Ergebnistechnisch ist der italienischen Nationalmannschaft der Neustart nach dem Scheitern in den Play-offs zur Weltmeisterschaft 2022 in Katar allenfalls bedingt gelungen. Im Finalissima, dem Duell zwischen Europameister und Copa-America-Sieger, zog die Squadra Azzurra vergangenen Mittwoch im Londoner Wembleystadion gegen Argentinien klar mit 0:3 den Kürzeren. Und auch am Samstagabend gelang zum Auftakt der Nations League 2022/23 kein Erfolg, gegen Deutschland in Bologna aber immerhin ein 1:1-Unentschieden.
Dieses Remis wurde in der italienischen Presse indes höchst positiv kommentiert. Aus gutem Grund, denn während Bundestrainer Hans-Dieter Flick seine aktuelle Top-Elf aufbot, brachte Italiens Coach Roberto Mancini im Vergleich zur Niederlage gegen Argentinien zehn neue Feldspieler im Italien Trikot und ließ lediglich Torwart Gianluigi Donnarumma in der Anfangsformation. Neben Giorgio Chiellini, der sich gegen Argentinien aus der Nationalmannschaft verabschiedete, blieben auch bei der erfolgreichen EURO 2021 als Leistungsträger fungierende Akteure wie Leonardo Bonucci, Nicolo Barella oder Jorginho.
Debütant Davide Frattesi direkt in der Startelf
Dafür rückte eine von Sandro Tonali, der in seinem zweiten Jahr beim AC Mailand zum Leader avanciert ist und großen Anteil am Gewinn der Meisterschaft hatte, neue Generation in den Blickpunkt. Während Tonali mit seinen auch erst 22 Jahren bereits sein neuntes Länderspiel absolvierte, feierten am Samstagabend in Bologna gleich sechs Akteure ihr Debüt in der Squadra Azzurra. Davide Frattesi von Sassuolo Calcio durfte im Mittelfeld sogar von Beginn an ran. Federico Dimarco (Inter Mailand), Samuele Ricci, Tommaso Pobega (beide FC Turin), Wilfried Gnonto (FC Zürich) und Matteo Cancellieri (Hellas Verona) durften im Laufe der zweiten Halbzeit erstmals in der A-Nationalmannschaft ran.

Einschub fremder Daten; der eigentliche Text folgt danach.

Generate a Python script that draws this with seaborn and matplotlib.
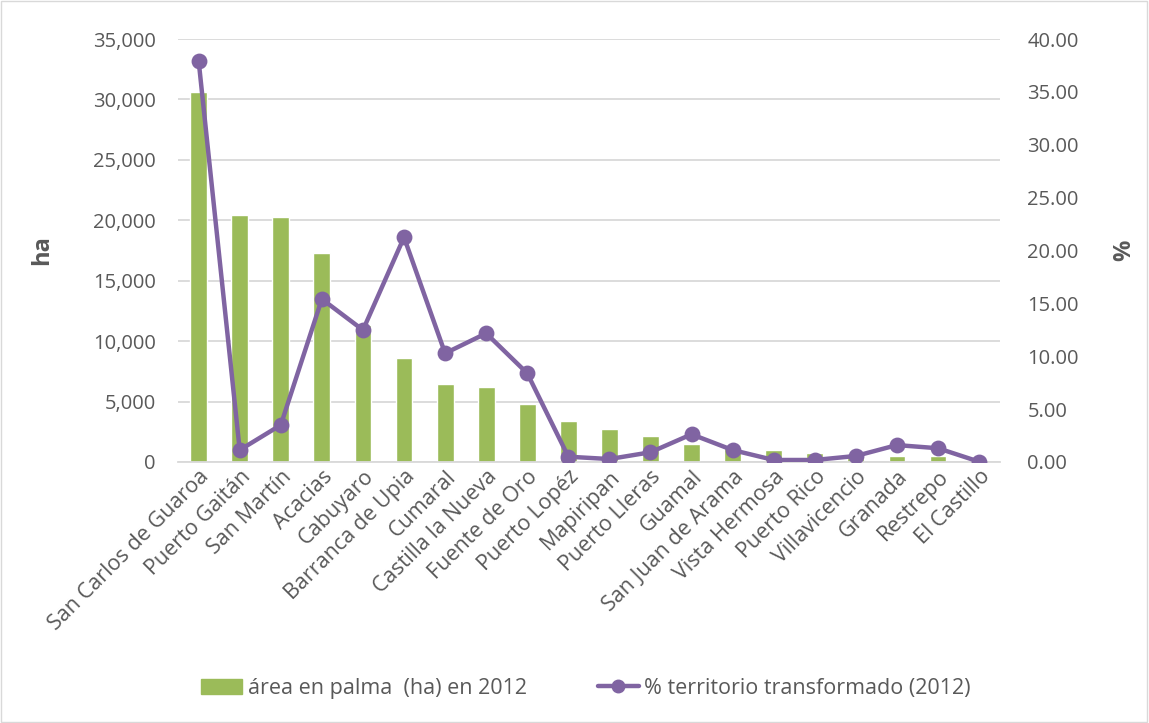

Besonders der erst 18 Jahre alte Gnonto, der bis vor zwei Jahren bei Inter Mailand ausgebildet wurde und dann in der Schweiz den Durchbruch mit zuletzt zehn Toren und fünf Assists in 36 Pflichtspielen für Meister Zürich schaffte, hinterließ direkt bleibenden Eindruck. Nach 65 Minuten auf dem rechten Flügel für Matteo Politano eingewechselt, ließ Gnonto nur fünf Zeigerumdrehungen später Thilo Kehrer schlecht aussehen und bediente den in der Mitte lauernden Lorenzo Pellegrini, der zur italienischen Führung traf.
Viel Potential in der Offensive
Gleichwohl zeigte sich Trainer Mancini nach Spielschluss angesprochen auf die vielen jungen Spieler sehr zurückhaltend. „Es wird hart sein, diesen neuen Weg einzuschlagen“, betonte der Europameister-Coach, der im Hinblick auf die EM 2024 und die WM 2026 indes eine neue, schlagkräftige Einheit formen will und auch muss. Gerade in der Offensive ist mit einem vielversprechenden Gnonto, aber auch mit den diesmal verletzt fehlenden Federico Chiesa und Nicolo Zaniolo jede Menge Potential vorhanden. Auch Gianluca Scamacca deutete gegen Deutschland an, auch im Nationaltrikot zu einer verlässlichen Kraft im Sturmzentrum heranwachsen zu können.
In den anstehenden Spielen gegen Ungarn (7. Juni), die englische Nationalmannschaft (11. Juni) und in das DFB-Team (14. Juni) werden es indes kaum nur die jungen Akteure richten können. Vielmehr ist Mancini gefordert, einen passenden Mix mit Spielern wie Barella, Jorginho oder dem nach seinem Achillessehnenriss bei der EURO 2021 wieder fitten Leonardo Spinazzola zu finden. Gelingt das, dürfte mit Italien schon bei der EM 2024 wieder zu rechnen sein.